During the Presentation Day and QHS Workshop held in the previous month, Oxford selected the Transport to Supermarkets pilot for the scale up. Building on the results of these activities, a Hack Day was then organised to develop the concepts that will serve to scale-up this intervention.
The Oxford Hack Day was held on 18 September in the Oxfordshire County Library and gathered representatives from the local Mobility Community.
The event started with a welcome and introduction. As a warm up activity, participants introduced themselves and said what had motivated them to come to the Hack Day. Following this, a brief introduction to the C4P project was given along with an in-depth description of the Transport to Supermarkets pilot and the analysis of the pilot undertaken at the QHS workshop.

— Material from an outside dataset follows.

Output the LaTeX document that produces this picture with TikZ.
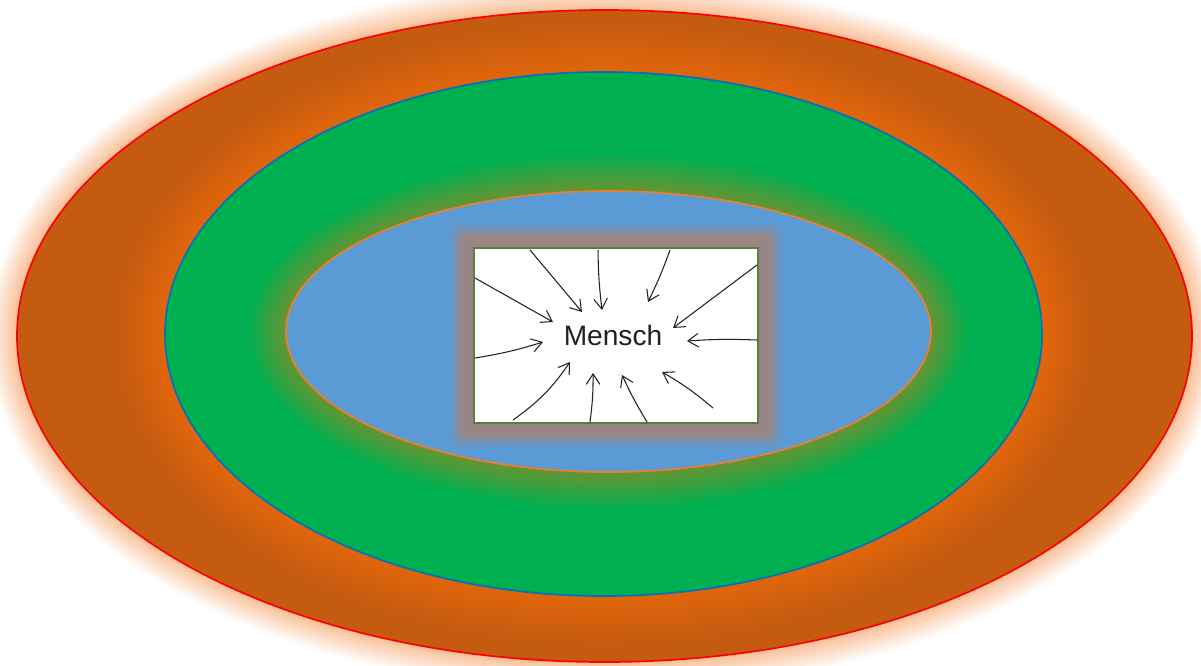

Once all participants at the event were updated on the project, the co-creation activities started. Three main aspects of the scale-up have been discussed during the event. First, priority destinations for the transport services were identified for the scale-up catchment areas identified in the QHS workshop. Building on this, transport route proposals were developed connecting areas identified for scale-up to these priority destinations. Finally, monitoring priorities were developed.
For the first activity, the participants reviewed a list of possible areas the pilot could be scaled-up into that was developed at the QHS Workshop using the Ambition Ranking tool. Flip-chart sheets, each representing an area for scale-up (neighbourhoods and villages that lacked good public transport connections), were put up on walls around the room. Participants were challenged to walk around the room, discuss with each other, and write priority destinations for each of these locations.
The next co-creation activity focused on developing routes to connect areas identified for scale-up with priority destinations. Participants were divided into two groups—one to focus on routes that would best be provided through a more informal service and one to focus on routes that would best be provided through a more formal and frequent service. A route outline template wasused to define specific aspects of each route.
The co-creation activities used in the Hackday contributed to produce 7 possible community transport route proposals that were then circulated by email to event participants for review before being posted onto Your Priorities e-participation tool for comment and endorsement by the wider community.
We are one step closer to start the scale-up process!